Jon Hassell — Last Night the Moon Came Dropping Its Clothes in the Street
(ECM 2077, 2009, CD)
by Jeff Melton, Published 2010-07-01
Jon Hassell's first ECM recording as a leader is long overdue, but it is an understated ambient percussion mix consistent with the acclaimed trumpet player’s most pervasive recordings. Tone and rhythmic backdrop are perhaps the two most important elements Hassell espouses from his knowledge of how to bring the best game from a sympathetic ensemble to set slack mood and atmosphere. The album’s ten tracks range from sonic sculptures like “Time and Place,” which features a backwards horn that introduces what I would associate with an African oblique skyline. While wading deeply though the disc, one can easily capture glimpses of the Miles Davis’ catalog (suggesting consistent references not only to the groundbreaking In a Silent Way but also the underappreciated soundtrack to the film Siesta).
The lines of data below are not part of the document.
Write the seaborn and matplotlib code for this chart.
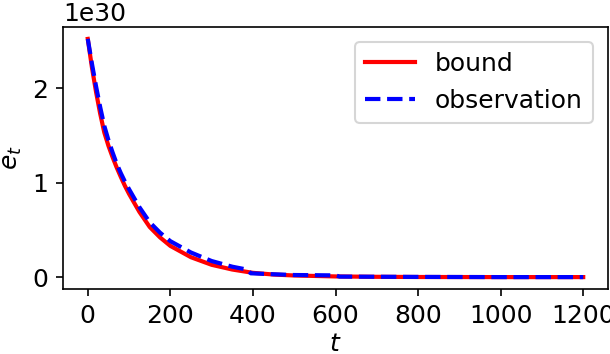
import numpy as np
import matplotlib
matplotlib.use('Agg')
import matplotlib.pyplot as plt
import seaborn as sns

# values (in units of 1e30)
bound_t = [0, 10, 20, 30, 40, 50, 60, 70, 80, 90, 100, 125, 150, 175, 200,
           250, 300, 350, 400, 450, 500, 600, 700, 800, 1000, 1200]
bound_e = [2.52, 2.22, 1.96, 1.73, 1.53, 1.39, 1.27, 1.16, 1.06, 0.965, 0.88,
           0.69, 0.53, 0.42, 0.33, 0.21, 0.13, 0.08, 0.045, 0.027, 0.017,
           0.007, 0.003, 0.001, 0.0, 0.0]

obs_t = [0, 10, 20, 30, 40, 50, 60, 70, 80, 90, 100, 125, 150, 175, 200, 250,
         300, 350, 385, 395, 450, 500, 600, 610, 800, 1000, 1200]
obs_e = [2.52, 2.26, 2.02, 1.80, 1.60, 1.45, 1.32, 1.20, 1.10, 1.01, 0.93,
         0.74, 0.58, 0.47, 0.38, 0.26, 0.17, 0.11, 0.08, 0.04, 0.03, 0.022,
         0.018, 0.005, 0.002, 0.0, 0.0]

scale = 1e30

plt.rcParams['font.size'] = 12
fig, ax = plt.subplots(figsize=(610 / 150, 354 / 150), dpi=150)

sns.lineplot(x=bound_t, y=np.array(bound_e) * scale, color='r', lw=2,
             label='bound', ax=ax)
sns.lineplot(x=obs_t, y=np.array(obs_e) * scale, color='b', lw=2,
             linestyle='--', label='observation', ax=ax)

ax.set_xlabel('$t$', labelpad=2)
ax.set_ylabel('$e_t$')
ax.set_xticks([0, 200, 400, 600, 800, 1000, 1200])
ax.legend(loc='upper right', borderaxespad=0.6)

plt.subplots_adjust(left=63 / 610, right=608 / 610, top=1 - 27 / 354,
                    bottom=1 - 289 / 354)
plt.savefig('out.png', dpi=150)
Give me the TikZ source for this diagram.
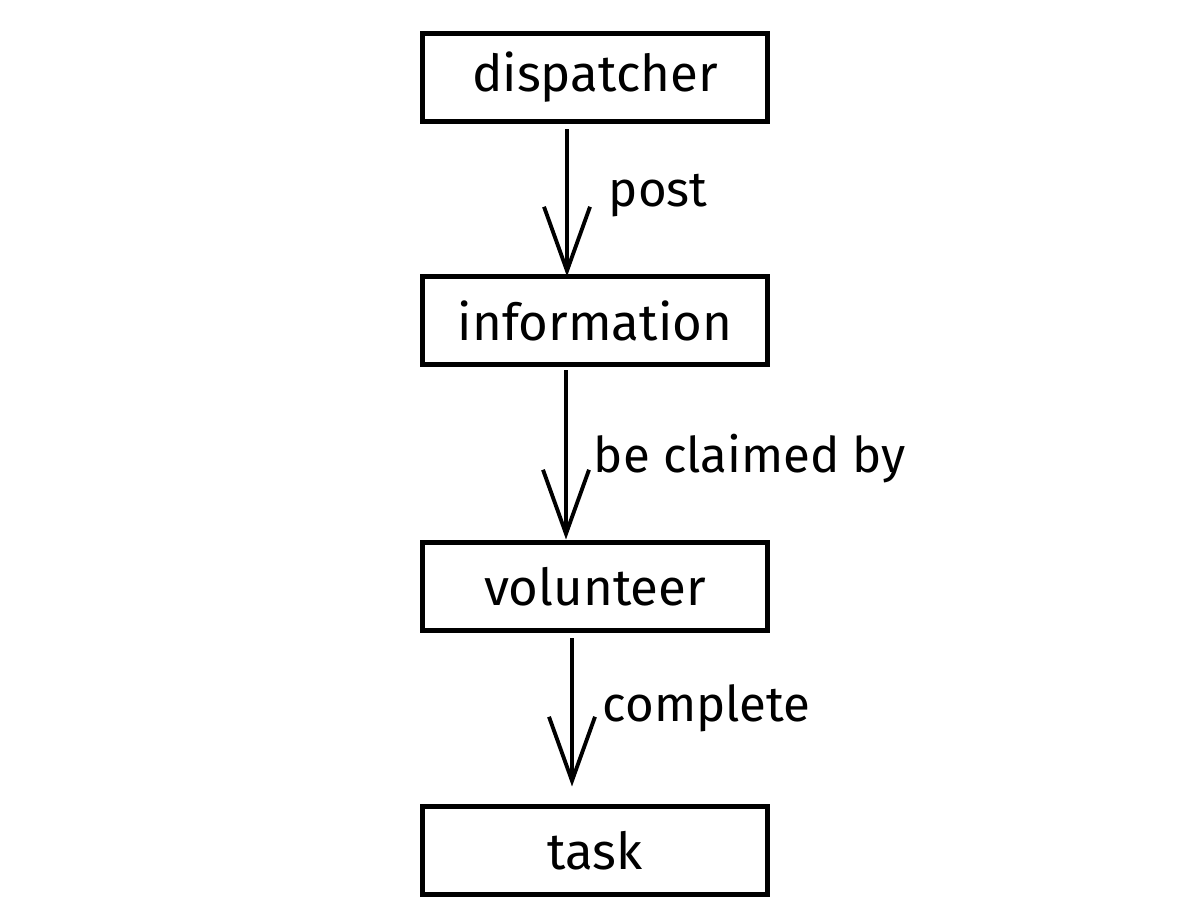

Watery piano and slight jazz inferences along with Hassell’s trademark interjections are the highlight on “Abu Gil.” Violinist also has a cool little serpentine gypsy role on the song too. The title track implies the odd Brian Eno touch as well pushing a slow tempo that disappears into musical ether. Plus Jan Bang’s adept live sampling gives the overall recording a creepy but relaxed presence. Guitarist Eiven Aarset contributes to the last three pieces including “Blue Period,” a well crafted airy artsy ballad, while “Scintilla” is perhaps the most overtly positive jazziinflected piece in the set, with bassist Peter Freeman rumbling through the sonic map. Overall it’s a smooth and careful journey for this ambient pioneer and his skilled ensemble.